Exercise requirements: Leave out any pictures and transcribe all other data below exactly.

■ ■ ■ ■ ■

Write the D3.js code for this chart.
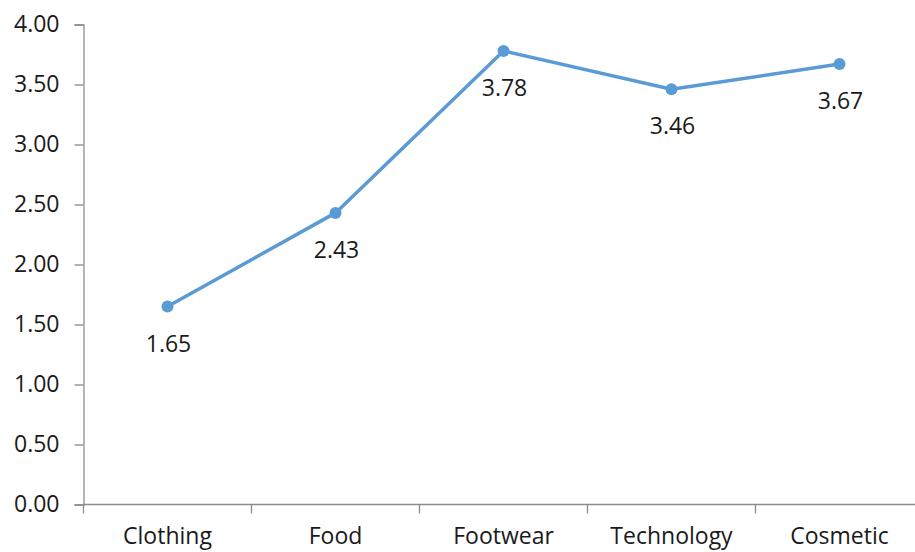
<!DOCTYPE html>
<html lang="en">
<head>
    <meta charset="UTF-8">
    <script src="https://d3js.org/d3.v7.min.js"></script>
    <title>Line chart</title>
    <style>
        body{ margin:0; background:#fff; }
        svg{ display:block; }
        text{ font-family: "Open Sans", sans-serif; fill:#1a1a1a; }
    </style>
</head>
<body>
    <script>
        const categories = ["Clothing", "Food", "Footwear", "Technology", "Cosmetic"];
        const values = [1.65, 2.43, 3.78, 3.46, 3.67];
        const yTicks = [0, 0.5, 1, 1.5, 2, 2.5, 3, 3.5, 4];

        const width = 915;
        const height = 552;
        const margin = {top: 24.5, left: 83.5, bottom: 504.5};

        const data = categories.map((c, i) => ({name: c, value: values[i]}));

        const x = d3.scaleBand()
            .domain(categories)
            .range([margin.left, margin.left + 5 * 168])
            .padding(0);

        const y = d3.scaleLinear()
            .domain([0, 4])
            .range([margin.bottom, margin.top]);

        const svg = d3.select('body')
            .append('svg')
            .attr('width', width)
            .attr('height', height);

        // y axis
        const yAxis = d3.axisLeft(y)
            .tickValues(yTicks)
            .tickFormat(d3.format('.2f'))
            .tickSize(9)
            .tickPadding(15);

        const gy = svg.append('g')
            .attr('transform', `translate(${margin.left}, 0)`)
            .call(yAxis);
        gy.select('.domain').attr('stroke', '#8c8c8c').attr('stroke-width', 1.3);
        gy.selectAll('.tick line').attr('stroke', '#8c8c8c').attr('stroke-width', 1.3);
        gy.selectAll('.tick text')
            .attr('font-size', 23)
            .attr('font-family', '"Open Sans", sans-serif')
            .attr('fill', '#1a1a1a');

        // x axis: labels centred on bands, ticks on band edges
        const xAxis = d3.axisBottom(x).tickSize(0).tickPadding(23);
        const gx = svg.append('g')
            .attr('transform', `translate(0, ${margin.bottom})`)
            .call(xAxis);
        gx.select('.domain').remove();
        gx.selectAll('.tick text')
            .attr('font-size', 23)
            .attr('font-family', '"Open Sans", sans-serif')
            .attr('fill', '#1a1a1a');

        gx.append('line')
            .attr('x1', margin.left)
            .attr('x2', width)
            .attr('stroke', '#8c8c8c')
            .attr('stroke-width', 1.3);

        gx.selectAll('.edge')
            .data(categories).enter()
            .append('line')
            .attr('class', 'edge')
            .attr('x1', d => x(d))
            .attr('x2', d => x(d))
            .attr('y1', 0)
            .attr('y2', 9)
            .attr('stroke', '#8c8c8c')
            .attr('stroke-width', 1.3);

        // line
        const line = d3.line()
            .x(d => x(d.name) + x.bandwidth() / 2)
            .y(d => y(d.value));

        svg.append('path')
            .datum(data)
            .attr('d', line)
            .attr('fill', 'none')
            .attr('stroke', '#5b9bd5')
            .attr('stroke-width', 3.5)
            .attr('stroke-linejoin', 'round');

        svg.selectAll('.dot')
            .data(data).enter()
            .append('circle')
            .attr('class', 'dot')
            .attr('cx', d => x(d.name) + x.bandwidth() / 2)
            .attr('cy', d => y(d.value))
            .attr('r', 6)
            .attr('fill', '#5b9bd5');

        svg.selectAll('.val')
            .data(data).enter()
            .append('text')
            .attr('class', 'val')
            .attr('x', d => x(d.name) + x.bandwidth() / 2 + 1)
            .attr('y', d => y(d.value) + 45)
            .attr('text-anchor', 'middle')
            .attr('font-size', 23)
            .text(d => d.value.toFixed(2));
    </script>
</body>
</html>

■ ■ ■ ■ ■

Output:
Write the D3.js code for this chart.
<!DOCTYPE html>
<html lang="en">
<head>
    <meta charset="UTF-8">
    <script src="https://d3js.org/d3.v7.min.js"></script>
    <title>Line chart</title>
    <style>
        body{ margin:0; background:#fff; }
        svg{ display:block; }
        text{ font-family: "Open Sans", sans-serif; fill:#1a1a1a; }
    </style>
</head>
<body>
    <script>
        const categories = ["Clothing", "Food", "Footwear", "Technology", "Cosmetic"];
        const values = [1.65, 2.43, 3.78, 3.46, 3.67];
        const yTicks = [0, 0.5, 1, 1.5, 2, 2.5, 3, 3.5, 4];

        const width = 915;
        const height = 552;
        const margin = {top: 24.5, left: 83.5, bottom: 504.5};

        const data = categories.map((c, i) => ({name: c, value: values[i]}));

        const x = d3.scaleBand()
            .domain(categories)
            .range([margin.left, margin.left + 5 * 168])
            .padding(0);

        const y = d3.scaleLinear()
            .domain([0, 4])
            .range([margin.bottom, margin.top]);

        const svg = d3.select('body')
            .append('svg')
            .attr('width', width)
            .attr('height', height);

        // y axis
        const yAxis = d3.axisLeft(y)
            .tickValues(yTicks)
            .tickFormat(d3.format('.2f'))
            .tickSize(9)
            .tickPadding(15);

        const gy = svg.append('g')
            .attr('transform', `translate(${margin.left}, 0)`)
            .call(yAxis);
        gy.select('.domain').attr('stroke', '#8c8c8c').attr('stroke-width', 1.3);
        gy.selectAll('.tick line').attr('stroke', '#8c8c8c').attr('stroke-width', 1.3);
        gy.selectAll('.tick text')
            .attr('font-size', 23)
            .attr('font-family', '"Open Sans", sans-serif')
            .attr('fill', '#1a1a1a');

        // x axis: labels centred on bands, ticks on band edges
        const xAxis = d3.axisBottom(x).tickSize(0).tickPadding(23);
        const gx = svg.append('g')
            .attr('transform', `translate(0, ${margin.bottom})`)
            .call(xAxis);
        gx.select('.domain').remove();
        gx.selectAll('.tick text')
            .attr('font-size', 23)
            .attr('font-family', '"Open Sans", sans-serif')
            .attr('fill', '#1a1a1a');

        gx.append('line')
            .attr('x1', margin.left)
            .attr('x2', width)
            .attr('stroke', '#8c8c8c')
            .attr('stroke-width', 1.3);

        gx.selectAll('.edge')
            .data(categories).enter()
            .append('line')
            .attr('class', 'edge')
            .attr('x1', d => x(d))
            .attr('x2', d => x(d))
            .attr('y1', 0)
            .attr('y2', 9)
            .attr('stroke', '#8c8c8c')
            .attr('stroke-width', 1.3);

        // line
        const line = d3.line()
            .x(d => x(d.name) + x.bandwidth() / 2)
            .y(d => y(d.value));

        svg.append('path')
            .datum(data)
            .attr('d', line)
            .attr('fill', 'none')
            .attr('stroke', '#5b9bd5')
            .attr('stroke-width', 3.5)
            .attr('stroke-linejoin', 'round');

        svg.selectAll('.dot')
            .data(data).enter()
            .append('circle')
            .attr('class', 'dot')
            .attr('cx', d => x(d.name) + x.bandwidth() / 2)
            .attr('cy', d => y(d.value))
            .attr('r', 6)
            .attr('fill', '#5b9bd5');

        svg.selectAll('.val')
            .data(data).enter()
            .append('text')
            .attr('class', 'val')
            .attr('x', d => x(d.name) + x.bandwidth() / 2 + 1)
            .attr('y', d => y(d.value) + 45)
            .attr('text-anchor', 'middle')
            .attr('font-size', 23)
            .text(d => d.value.toFixed(2));
    </script>
</body>
</html>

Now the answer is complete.